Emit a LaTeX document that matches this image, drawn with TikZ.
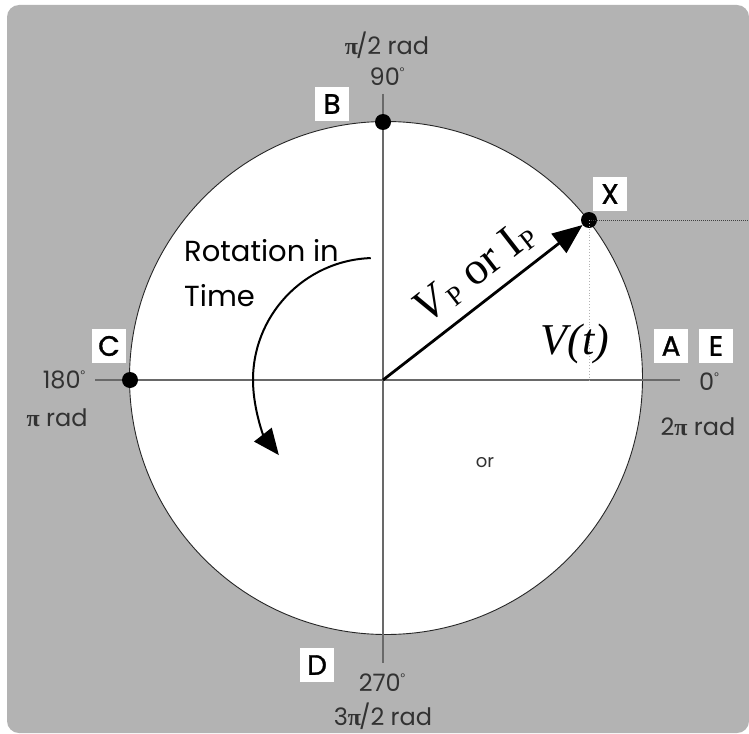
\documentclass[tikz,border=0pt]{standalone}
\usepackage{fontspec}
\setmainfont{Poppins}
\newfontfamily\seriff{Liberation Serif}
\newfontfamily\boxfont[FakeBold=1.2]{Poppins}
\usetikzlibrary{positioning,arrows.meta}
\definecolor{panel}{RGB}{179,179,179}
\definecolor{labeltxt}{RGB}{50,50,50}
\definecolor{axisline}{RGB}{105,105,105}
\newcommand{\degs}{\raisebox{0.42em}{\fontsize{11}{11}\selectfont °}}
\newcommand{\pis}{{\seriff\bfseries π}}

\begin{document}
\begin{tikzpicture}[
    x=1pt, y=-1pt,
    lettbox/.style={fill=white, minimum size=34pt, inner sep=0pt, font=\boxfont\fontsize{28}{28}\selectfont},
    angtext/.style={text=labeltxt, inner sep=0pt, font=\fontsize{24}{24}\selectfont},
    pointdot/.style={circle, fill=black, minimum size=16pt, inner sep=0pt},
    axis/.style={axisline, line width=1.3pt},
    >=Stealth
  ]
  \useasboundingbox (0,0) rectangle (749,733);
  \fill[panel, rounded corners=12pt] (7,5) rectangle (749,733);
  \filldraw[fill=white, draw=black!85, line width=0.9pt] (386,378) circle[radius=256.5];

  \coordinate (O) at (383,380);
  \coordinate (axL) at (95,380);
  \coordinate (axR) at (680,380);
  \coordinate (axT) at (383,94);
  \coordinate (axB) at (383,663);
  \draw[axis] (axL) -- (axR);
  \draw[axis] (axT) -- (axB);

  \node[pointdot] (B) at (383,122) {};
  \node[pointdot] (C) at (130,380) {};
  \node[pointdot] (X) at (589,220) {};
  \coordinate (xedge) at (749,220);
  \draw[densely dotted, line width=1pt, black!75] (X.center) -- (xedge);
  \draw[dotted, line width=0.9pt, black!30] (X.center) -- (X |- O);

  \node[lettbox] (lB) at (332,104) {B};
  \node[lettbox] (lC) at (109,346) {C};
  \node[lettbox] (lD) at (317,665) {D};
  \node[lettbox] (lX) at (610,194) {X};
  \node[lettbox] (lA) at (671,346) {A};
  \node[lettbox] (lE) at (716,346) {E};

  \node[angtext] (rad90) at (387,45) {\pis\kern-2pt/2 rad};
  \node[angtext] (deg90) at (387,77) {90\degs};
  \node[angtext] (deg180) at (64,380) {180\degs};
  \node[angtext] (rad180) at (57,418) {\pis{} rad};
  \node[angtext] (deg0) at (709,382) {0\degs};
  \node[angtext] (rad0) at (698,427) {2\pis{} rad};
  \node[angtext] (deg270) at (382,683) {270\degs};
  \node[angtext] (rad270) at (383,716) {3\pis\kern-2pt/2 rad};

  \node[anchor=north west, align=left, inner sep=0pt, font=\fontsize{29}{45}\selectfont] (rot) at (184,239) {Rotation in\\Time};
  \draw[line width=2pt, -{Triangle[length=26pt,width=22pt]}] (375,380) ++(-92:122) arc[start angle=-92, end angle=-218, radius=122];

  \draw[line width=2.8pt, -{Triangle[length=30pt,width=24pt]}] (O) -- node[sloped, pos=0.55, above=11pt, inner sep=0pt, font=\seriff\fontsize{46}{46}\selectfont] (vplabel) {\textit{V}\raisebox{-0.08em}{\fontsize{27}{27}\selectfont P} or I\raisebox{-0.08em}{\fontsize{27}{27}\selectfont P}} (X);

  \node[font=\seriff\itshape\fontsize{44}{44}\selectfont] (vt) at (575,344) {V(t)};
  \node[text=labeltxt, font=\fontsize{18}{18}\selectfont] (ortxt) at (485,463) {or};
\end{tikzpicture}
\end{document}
==========
Aim of the task
Leave the pictures out and copy the rest of the data exactly.

Exercise answer
Emit a LaTeX document that matches this image, drawn with TikZ.
\documentclass[tikz,border=0pt]{standalone}
\usepackage{fontspec}
\setmainfont{Poppins}
\newfontfamily\seriff{Liberation Serif}
\newfontfamily\boxfont[FakeBold=1.2]{Poppins}
\usetikzlibrary{positioning,arrows.meta}
\definecolor{panel}{RGB}{179,179,179}
\definecolor{labeltxt}{RGB}{50,50,50}
\definecolor{axisline}{RGB}{105,105,105}
\newcommand{\degs}{\raisebox{0.42em}{\fontsize{11}{11}\selectfont °}}
\newcommand{\pis}{{\seriff\bfseries π}}

\begin{document}
\begin{tikzpicture}[
    x=1pt, y=-1pt,
    lettbox/.style={fill=white, minimum size=34pt, inner sep=0pt, font=\boxfont\fontsize{28}{28}\selectfont},
    angtext/.style={text=labeltxt, inner sep=0pt, font=\fontsize{24}{24}\selectfont},
    pointdot/.style={circle, fill=black, minimum size=16pt, inner sep=0pt},
    axis/.style={axisline, line width=1.3pt},
    >=Stealth
  ]
  \useasboundingbox (0,0) rectangle (749,733);
  \fill[panel, rounded corners=12pt] (7,5) rectangle (749,733);
  \filldraw[fill=white, draw=black!85, line width=0.9pt] (386,378) circle[radius=256.5];

  \coordinate (O) at (383,380);
  \coordinate (axL) at (95,380);
  \coordinate (axR) at (680,380);
  \coordinate (axT) at (383,94);
  \coordinate (axB) at (383,663);
  \draw[axis] (axL) -- (axR);
  \draw[axis] (axT) -- (axB);

  \node[pointdot] (B) at (383,122) {};
  \node[pointdot] (C) at (130,380) {};
  \node[pointdot] (X) at (589,220) {};
  \coordinate (xedge) at (749,220);
  \draw[densely dotted, line width=1pt, black!75] (X.center) -- (xedge);
  \draw[dotted, line width=0.9pt, black!30] (X.center) -- (X |- O);

  \node[lettbox] (lB) at (332,104) {B};
  \node[lettbox] (lC) at (109,346) {C};
  \node[lettbox] (lD) at (317,665) {D};
  \node[lettbox] (lX) at (610,194) {X};
  \node[lettbox] (lA) at (671,346) {A};
  \node[lettbox] (lE) at (716,346) {E};

  \node[angtext] (rad90) at (387,45) {\pis\kern-2pt/2 rad};
  \node[angtext] (deg90) at (387,77) {90\degs};
  \node[angtext] (deg180) at (64,380) {180\degs};
  \node[angtext] (rad180) at (57,418) {\pis{} rad};
  \node[angtext] (deg0) at (709,382) {0\degs};
  \node[angtext] (rad0) at (698,427) {2\pis{} rad};
  \node[angtext] (deg270) at (382,683) {270\degs};
  \node[angtext] (rad270) at (383,716) {3\pis\kern-2pt/2 rad};

  \node[anchor=north west, align=left, inner sep=0pt, font=\fontsize{29}{45}\selectfont] (rot) at (184,239) {Rotation in\\Time};
  \draw[line width=2pt, -{Triangle[length=26pt,width=22pt]}] (375,380) ++(-92:122) arc[start angle=-92, end angle=-218, radius=122];

  \draw[line width=2.8pt, -{Triangle[length=30pt,width=24pt]}] (O) -- node[sloped, pos=0.55, above=11pt, inner sep=0pt, font=\seriff\fontsize{46}{46}\selectfont] (vplabel) {\textit{V}\raisebox{-0.08em}{\fontsize{27}{27}\selectfont P} or I\raisebox{-0.08em}{\fontsize{27}{27}\selectfont P}} (X);

  \node[font=\seriff\itshape\fontsize{44}{44}\selectfont] (vt) at (575,344) {V(t)};
  \node[text=labeltxt, font=\fontsize{18}{18}\selectfont] (ortxt) at (485,463) {or};
\end{tikzpicture}
\end{document}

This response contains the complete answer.